■ Prompt ■
Skip the pictures and repeat each line of the data exactly.
···
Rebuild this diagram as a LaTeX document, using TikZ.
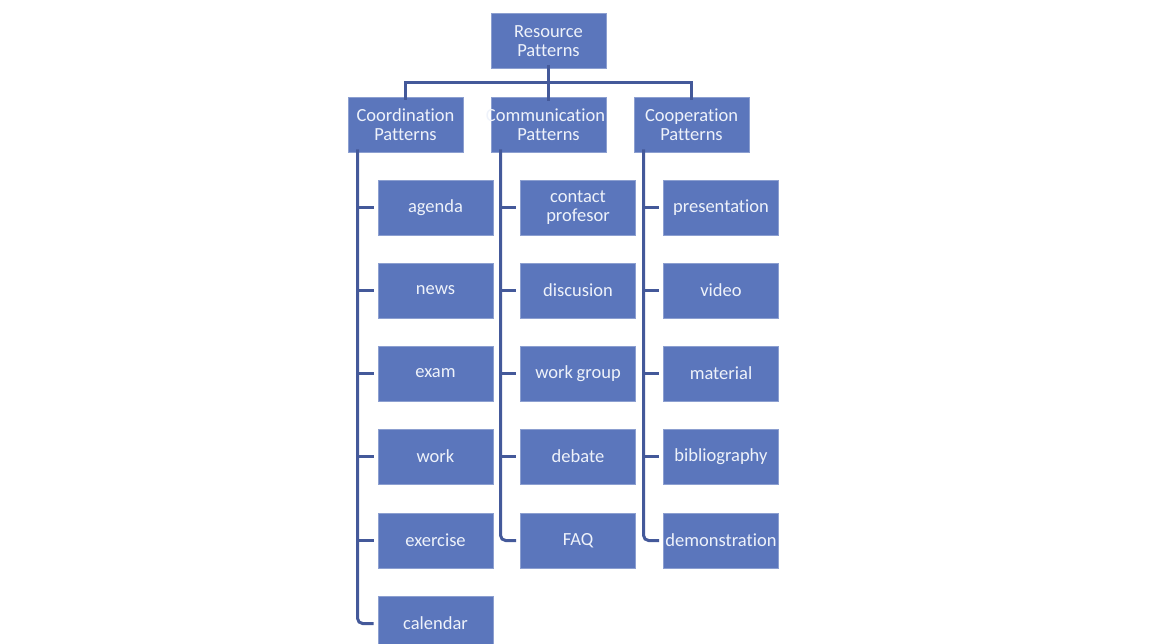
\documentclass[tikz,border=0pt]{standalone}
\usepackage{fontspec}
\setmainfont{Carlito}[Ligatures=NoCommon]
\usetikzlibrary{calc}
\definecolor{boxfill}{HTML}{5B76BC}
\definecolor{linecol}{HTML}{44599A}
\definecolor{txt}{HTML}{EEF2FA}
\tikzset{
  pbox/.style={draw=boxfill!70!white, line width=0.8pt, fill=boxfill, text=txt,
    text width=115pt, minimum height=55pt, inner sep=0pt, align=center,
    font=\fontsize{18.5}{19.5}\selectfont},
  conn/.style={draw=linecol, line width=3pt},
}
\begin{document}
\begin{tikzpicture}[x=1pt,y=-1pt]
\useasboundingbox (0,0) rectangle (1163,644);
\clip (0,0) rectangle (1163,644);
% level 0
\node[pbox] (root) at (548.5,41) {Resource\\Patterns};
% level 1
\node[pbox] (coord) at (405.5,124.5) {Coordination\\Patterns};
\node[pbox] (comm)  at (548.5,124.5) {\hspace*{-6pt}Communication\hspace*{-6pt}\\Patterns};
\node[pbox] (coop)  at (691.5,124.5) {Cooperation\\Patterns};
% coordination children
\node[pbox] (agenda)   at (435.5,207.5) {agenda};
\node[pbox] (news)     at (435.5,290.5) {news};
\node[pbox] (exam)     at (435.5,373.5) {exam};
\node[pbox] (work)     at (435.5,456.5) {work};
\node[pbox] (exercise) at (435.5,540.5) {exercise};
\node[pbox] (calendar) at (435.5,623.5) {calendar};
% communication children
\node[pbox] (contact) at (578,207.5) {contact\\profesor};
\node[pbox] (discus)  at (578,290.5) {discusion};
\node[pbox] (wgroup)  at (578,373.5) {\mbox{work\hspace{0.2em}group}};
\node[pbox] (debate)  at (578,456.5) {debate};
\node[pbox] (faq)     at (578,540.5) {FAQ};
% cooperation children
\node[pbox] (present) at (721,207.5) {presentation};
\node[pbox] (video)   at (721,290.5) {video};
\node[pbox] (mater)   at (721,373.5) {material};
\node[pbox] (biblio)  at (721,456.5) {bibliography};
\node[pbox] (demo)    at (721,540.5) {demonstration};
% bus from root
\coordinate (bus) at ($(root.south)!0.5!(comm.north)$);
\draw[conn] ([yshift=-3pt]coord.north) |- (bus) -| ([yshift=-3pt]coop.north);
\draw[conn] ([yshift=4pt]root.south) -- ([yshift=-4pt]comm.north);
% spines
\coordinate (s1) at ([xshift=10pt,yshift=3pt]coord.south west);
\coordinate (s2) at ([xshift=10pt,yshift=3pt]comm.south west);
\coordinate (s3) at ([xshift=10pt,yshift=3pt]coop.south west);
\draw[conn, rounded corners=5pt] (s1) |- ([xshift=-4pt]calendar.west);
\draw[conn, rounded corners=5pt] (s2) |- ([xshift=-4pt]faq.west);
\draw[conn, rounded corners=5pt] (s3) |- ([xshift=-4pt]demo.west);
\foreach \c in {agenda,news,exam,work,exercise}
  \draw[conn] (s1 |- \c.west) -- ([xshift=-4pt]\c.west);
\foreach \c in {contact,discus,wgroup,debate}
  \draw[conn] (s2 |- \c.west) -- ([xshift=-4pt]\c.west);
\foreach \c in {present,video,mater,biblio}
  \draw[conn] (s3 |- \c.west) -- ([xshift=-4pt]\c.west);
\end{tikzpicture}
\end{document}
···
■ Solution to the problem ■
Rebuild this diagram as a LaTeX document, using TikZ.
\documentclass[tikz,border=0pt]{standalone}
\usepackage{fontspec}
\setmainfont{Carlito}[Ligatures=NoCommon]
\usetikzlibrary{calc}
\definecolor{boxfill}{HTML}{5B76BC}
\definecolor{linecol}{HTML}{44599A}
\definecolor{txt}{HTML}{EEF2FA}
\tikzset{
  pbox/.style={draw=boxfill!70!white, line width=0.8pt, fill=boxfill, text=txt,
    text width=115pt, minimum height=55pt, inner sep=0pt, align=center,
    font=\fontsize{18.5}{19.5}\selectfont},
  conn/.style={draw=linecol, line width=3pt},
}
\begin{document}
\begin{tikzpicture}[x=1pt,y=-1pt]
\useasboundingbox (0,0) rectangle (1163,644);
\clip (0,0) rectangle (1163,644);
% level 0
\node[pbox] (root) at (548.5,41) {Resource\\Patterns};
% level 1
\node[pbox] (coord) at (405.5,124.5) {Coordination\\Patterns};
\node[pbox] (comm)  at (548.5,124.5) {\hspace*{-6pt}Communication\hspace*{-6pt}\\Patterns};
\node[pbox] (coop)  at (691.5,124.5) {Cooperation\\Patterns};
% coordination children
\node[pbox] (agenda)   at (435.5,207.5) {agenda};
\node[pbox] (news)     at (435.5,290.5) {news};
\node[pbox] (exam)     at (435.5,373.5) {exam};
\node[pbox] (work)     at (435.5,456.5) {work};
\node[pbox] (exercise) at (435.5,540.5) {exercise};
\node[pbox] (calendar) at (435.5,623.5) {calendar};
% communication children
\node[pbox] (contact) at (578,207.5) {contact\\profesor};
\node[pbox] (discus)  at (578,290.5) {discusion};
\node[pbox] (wgroup)  at (578,373.5) {\mbox{work\hspace{0.2em}group}};
\node[pbox] (debate)  at (578,456.5) {debate};
\node[pbox] (faq)     at (578,540.5) {FAQ};
% cooperation children
\node[pbox] (present) at (721,207.5) {presentation};
\node[pbox] (video)   at (721,290.5) {video};
\node[pbox] (mater)   at (721,373.5) {material};
\node[pbox] (biblio)  at (721,456.5) {bibliography};
\node[pbox] (demo)    at (721,540.5) {demonstration};
% bus from root
\coordinate (bus) at ($(root.south)!0.5!(comm.north)$);
\draw[conn] ([yshift=-3pt]coord.north) |- (bus) -| ([yshift=-3pt]coop.north);
\draw[conn] ([yshift=4pt]root.south) -- ([yshift=-4pt]comm.north);
% spines
\coordinate (s1) at ([xshift=10pt,yshift=3pt]coord.south west);
\coordinate (s2) at ([xshift=10pt,yshift=3pt]comm.south west);
\coordinate (s3) at ([xshift=10pt,yshift=3pt]coop.south west);
\draw[conn, rounded corners=5pt] (s1) |- ([xshift=-4pt]calendar.west);
\draw[conn, rounded corners=5pt] (s2) |- ([xshift=-4pt]faq.west);
\draw[conn, rounded corners=5pt] (s3) |- ([xshift=-4pt]demo.west);
\foreach \c in {agenda,news,exam,work,exercise}
  \draw[conn] (s1 |- \c.west) -- ([xshift=-4pt]\c.west);
\foreach \c in {contact,discus,wgroup,debate}
  \draw[conn] (s2 |- \c.west) -- ([xshift=-4pt]\c.west);
\foreach \c in {present,video,mater,biblio}
  \draw[conn] (s3 |- \c.west) -- ([xshift=-4pt]\c.west);
\end{tikzpicture}
\end{document}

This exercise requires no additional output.